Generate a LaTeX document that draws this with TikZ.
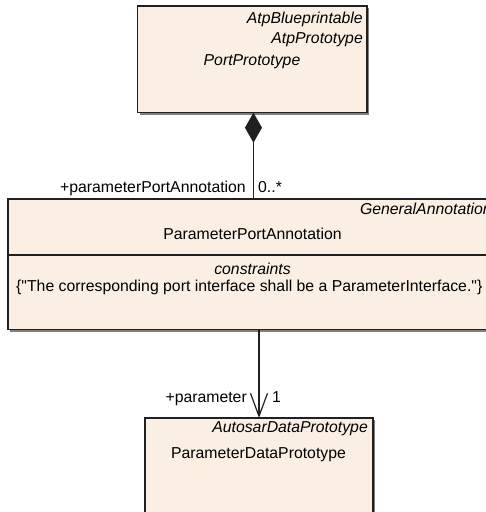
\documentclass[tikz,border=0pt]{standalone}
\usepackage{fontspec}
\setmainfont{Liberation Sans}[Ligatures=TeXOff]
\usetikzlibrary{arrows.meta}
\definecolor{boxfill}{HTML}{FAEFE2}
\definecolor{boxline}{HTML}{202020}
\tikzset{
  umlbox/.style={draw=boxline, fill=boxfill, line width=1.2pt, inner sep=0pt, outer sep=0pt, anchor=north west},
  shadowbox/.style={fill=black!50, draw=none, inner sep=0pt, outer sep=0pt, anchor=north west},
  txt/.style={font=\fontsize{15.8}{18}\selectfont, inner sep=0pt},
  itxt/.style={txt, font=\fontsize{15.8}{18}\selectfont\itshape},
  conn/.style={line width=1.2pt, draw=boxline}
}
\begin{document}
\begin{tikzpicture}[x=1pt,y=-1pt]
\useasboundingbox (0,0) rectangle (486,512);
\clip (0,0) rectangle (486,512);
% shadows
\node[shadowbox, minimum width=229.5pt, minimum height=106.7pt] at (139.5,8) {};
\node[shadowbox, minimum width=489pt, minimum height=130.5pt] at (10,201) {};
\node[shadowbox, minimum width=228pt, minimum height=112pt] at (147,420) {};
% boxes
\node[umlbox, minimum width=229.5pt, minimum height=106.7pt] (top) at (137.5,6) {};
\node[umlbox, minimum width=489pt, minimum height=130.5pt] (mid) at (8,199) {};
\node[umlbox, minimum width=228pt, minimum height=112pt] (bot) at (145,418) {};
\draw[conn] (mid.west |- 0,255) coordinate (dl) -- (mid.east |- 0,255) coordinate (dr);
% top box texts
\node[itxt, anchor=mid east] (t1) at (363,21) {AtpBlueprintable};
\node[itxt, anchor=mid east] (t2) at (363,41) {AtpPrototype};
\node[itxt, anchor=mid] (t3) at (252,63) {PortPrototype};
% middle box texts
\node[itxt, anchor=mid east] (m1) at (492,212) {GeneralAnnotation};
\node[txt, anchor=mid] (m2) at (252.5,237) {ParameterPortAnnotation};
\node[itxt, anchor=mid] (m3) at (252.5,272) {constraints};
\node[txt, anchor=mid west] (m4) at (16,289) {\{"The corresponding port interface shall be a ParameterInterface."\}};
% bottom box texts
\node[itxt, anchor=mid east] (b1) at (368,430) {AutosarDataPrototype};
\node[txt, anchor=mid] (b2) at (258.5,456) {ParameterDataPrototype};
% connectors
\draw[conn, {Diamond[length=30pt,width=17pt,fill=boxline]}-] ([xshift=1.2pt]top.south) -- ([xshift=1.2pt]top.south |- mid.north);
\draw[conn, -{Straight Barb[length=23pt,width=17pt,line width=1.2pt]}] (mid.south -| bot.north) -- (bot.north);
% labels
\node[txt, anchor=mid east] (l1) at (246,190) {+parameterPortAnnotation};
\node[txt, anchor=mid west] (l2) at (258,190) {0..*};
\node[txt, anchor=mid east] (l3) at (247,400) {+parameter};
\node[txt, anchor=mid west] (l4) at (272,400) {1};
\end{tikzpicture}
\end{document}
-----
WHAT THE TASK REQUIRES :: The material above must be printed exactly, with its pictures left out.

EXERCISE RESPONSE ::
Generate a LaTeX document that draws this with TikZ.
\documentclass[tikz,border=0pt]{standalone}
\usepackage{fontspec}
\setmainfont{Liberation Sans}[Ligatures=TeXOff]
\usetikzlibrary{arrows.meta}
\definecolor{boxfill}{HTML}{FAEFE2}
\definecolor{boxline}{HTML}{202020}
\tikzset{
  umlbox/.style={draw=boxline, fill=boxfill, line width=1.2pt, inner sep=0pt, outer sep=0pt, anchor=north west},
  shadowbox/.style={fill=black!50, draw=none, inner sep=0pt, outer sep=0pt, anchor=north west},
  txt/.style={font=\fontsize{15.8}{18}\selectfont, inner sep=0pt},
  itxt/.style={txt, font=\fontsize{15.8}{18}\selectfont\itshape},
  conn/.style={line width=1.2pt, draw=boxline}
}
\begin{document}
\begin{tikzpicture}[x=1pt,y=-1pt]
\useasboundingbox (0,0) rectangle (486,512);
\clip (0,0) rectangle (486,512);
% shadows
\node[shadowbox, minimum width=229.5pt, minimum height=106.7pt] at (139.5,8) {};
\node[shadowbox, minimum width=489pt, minimum height=130.5pt] at (10,201) {};
\node[shadowbox, minimum width=228pt, minimum height=112pt] at (147,420) {};
% boxes
\node[umlbox, minimum width=229.5pt, minimum height=106.7pt] (top) at (137.5,6) {};
\node[umlbox, minimum width=489pt, minimum height=130.5pt] (mid) at (8,199) {};
\node[umlbox, minimum width=228pt, minimum height=112pt] (bot) at (145,418) {};
\draw[conn] (mid.west |- 0,255) coordinate (dl) -- (mid.east |- 0,255) coordinate (dr);
% top box texts
\node[itxt, anchor=mid east] (t1) at (363,21) {AtpBlueprintable};
\node[itxt, anchor=mid east] (t2) at (363,41) {AtpPrototype};
\node[itxt, anchor=mid] (t3) at (252,63) {PortPrototype};
% middle box texts
\node[itxt, anchor=mid east] (m1) at (492,212) {GeneralAnnotation};
\node[txt, anchor=mid] (m2) at (252.5,237) {ParameterPortAnnotation};
\node[itxt, anchor=mid] (m3) at (252.5,272) {constraints};
\node[txt, anchor=mid west] (m4) at (16,289) {\{"The corresponding port interface shall be a ParameterInterface."\}};
% bottom box texts
\node[itxt, anchor=mid east] (b1) at (368,430) {AutosarDataPrototype};
\node[txt, anchor=mid] (b2) at (258.5,456) {ParameterDataPrototype};
% connectors
\draw[conn, {Diamond[length=30pt,width=17pt,fill=boxline]}-] ([xshift=1.2pt]top.south) -- ([xshift=1.2pt]top.south |- mid.north);
\draw[conn, -{Straight Barb[length=23pt,width=17pt,line width=1.2pt]}] (mid.south -| bot.north) -- (bot.north);
% labels
\node[txt, anchor=mid east] (l1) at (246,190) {+parameterPortAnnotation};
\node[txt, anchor=mid west] (l2) at (258,190) {0..*};
\node[txt, anchor=mid east] (l3) at (247,400) {+parameter};
\node[txt, anchor=mid west] (l4) at (272,400) {1};
\end{tikzpicture}
\end{document}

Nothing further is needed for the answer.